O cristianismo se tornou tão visceral na cultura ocidental que seu impacto tende a passar despercebido, como o ar que se respira.
É o que explica e demonstra com competência Tom Holland em seu livro Domínio: o cristianismo e a criação da mentalidade ocidental, traduzido em português pela Editora Record.
Tudo começa com um absurdo. Um pregador errante dos confins da Judeia, que depois teve morte vergonhosa de escravo, propôs a igualdade entre os homens e o amor ao próximo como conduta, na contramão de tudo quanto pensavam gregos, egípcios, persas, romanos e até mesmo os judeus. E, no entanto, passou a ser reconhecido como Deus entre certos humanos que, no início, eram vistos como esquisitos. Os últimos serão os primeiros e os primeiros, os últimos, o que, por si só, parece incompreensível, posto que aquele que chega a ser primeiro depois de ter sido o último poderia voltar a ser o último, por ter chegado a ser primeiro.
A mensagem de Cristo era absurda quando medida pelos valores de então e mesmo de depois. Tertuliano de Cartago (século 2º D.C.) e Agostinho de Hipona (século 5º D.C.) repetiam para quem os ouvisse: “Credo quia absurdum” (Acredito porque é absurdo).O fato é que a mensagem cristã “pegou”,alastrou-se e foi transformando mentalidades e instituições. O processo não é uma seta com trajetória firme. Seguiu carregado de idas e vindas, de avanços e recuos. A liberdade (ação do espírito) se mescla à imposição de controles, pela geografia e história.
A questão da escravidão é um desses casos. A ideia de que para Cristo não há desigualdades nem senhor nem escravo era incompreensível e repugnante para um romano.
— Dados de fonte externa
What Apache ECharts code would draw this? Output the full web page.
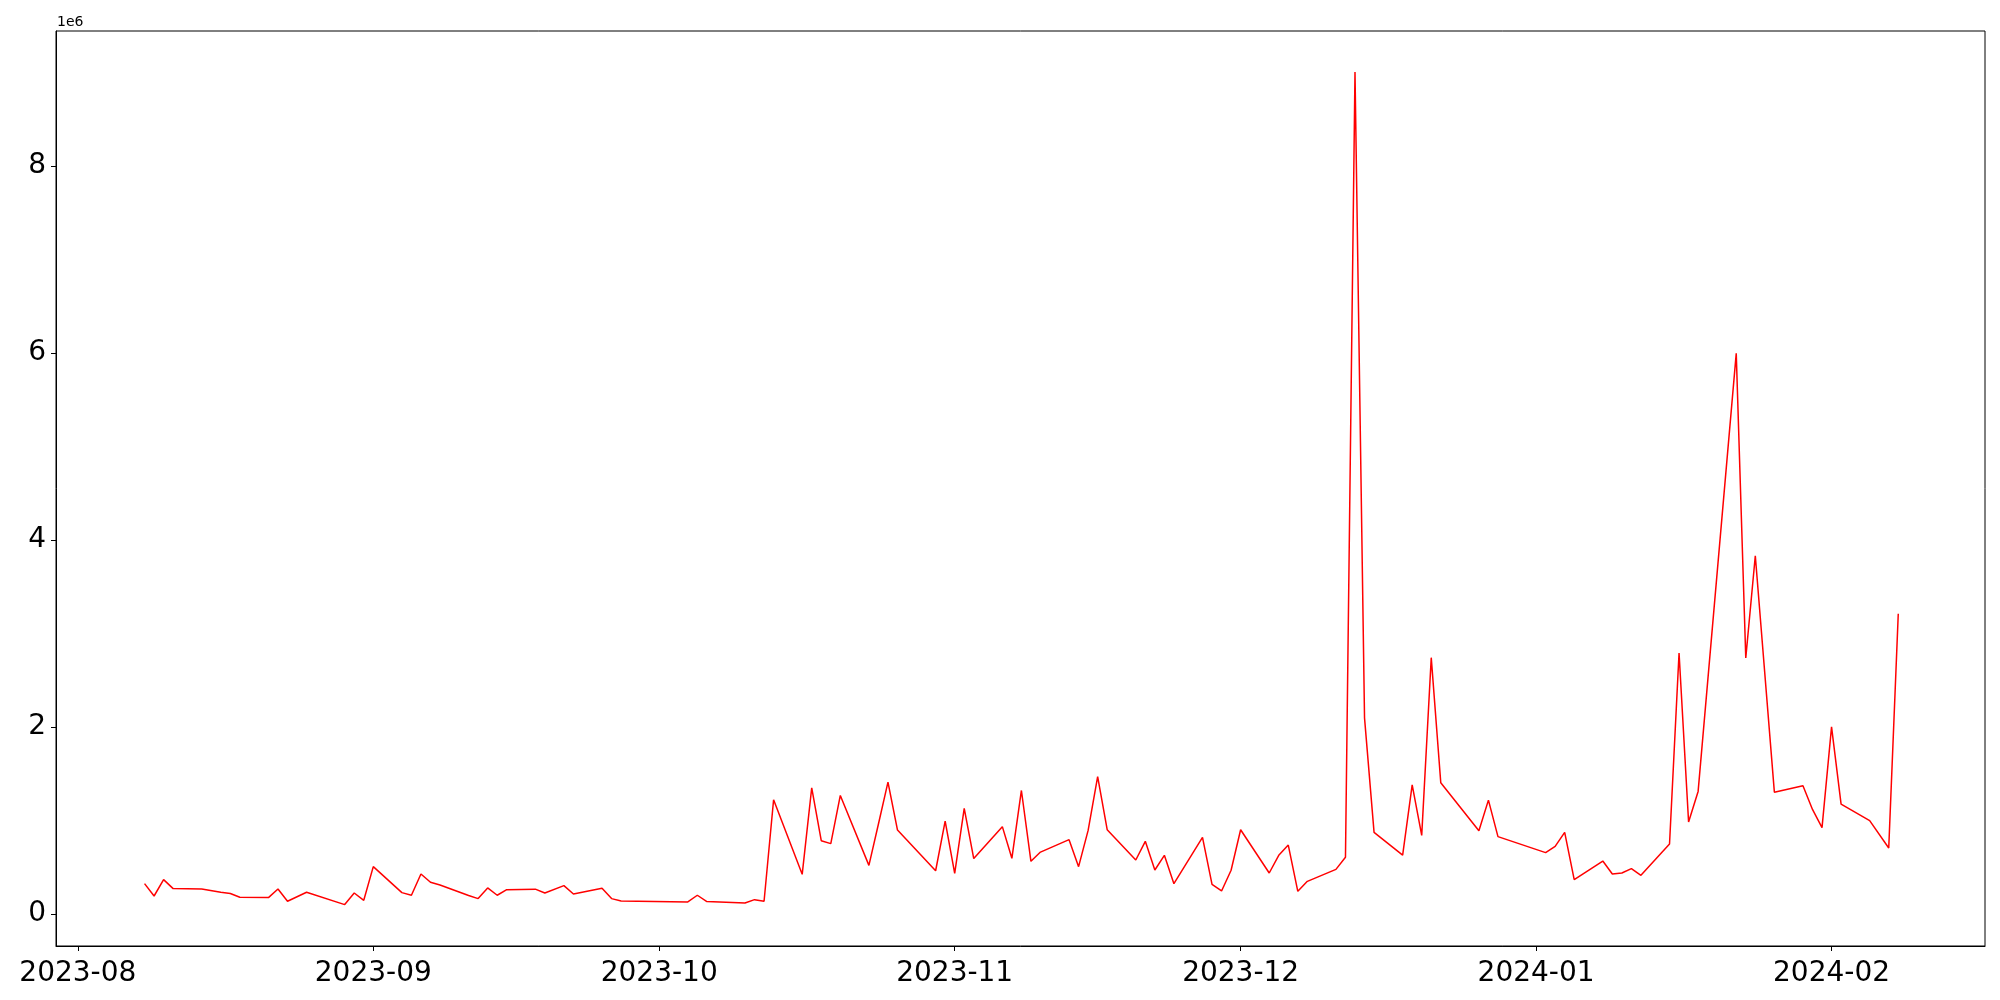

E continuou a ser até mesmo para cristãos que depois consagraram a liberdade, a igualdade e a fraternidade nas constituições, mas mantiveram o tráfico e o trabalho cativo até o século 19 ou, em certos bolsões, até hoje. A abolição teve de ser revogada até mesmo pelos muçulmanos, apesar de legitimada pelo Corão. E foi a Inglaterra, um país cristão, ainda que por motivos geopolíticos e comerciais, que obrigou o islam a abolir a escravidão.
Holland observa, também, que, ao pretender construir seu materialismo histórico, no qual os costumes e a moral não passam de superestruturas e a mais-valia não é mais do que o resultado consistente das relações de trabalho, Karl Marx deixa-se trair pelo uso de categorias que apontam para “exploração”, “escravização” ou “avareza” dos membros das classes dominantes sobre as dominadas.
Um romano jamais diria que explorava um escravo. Era propriedade sua, assim como ninguém diz hoje que um humano explora um cavalo ou um burro de carga.
Os iluministas como Voltaire e Diderot e até mesmo os que declararam a morte de Deus, como Nietzsche, adotam pontos de vistas cristãos para impor seu, observa Holland.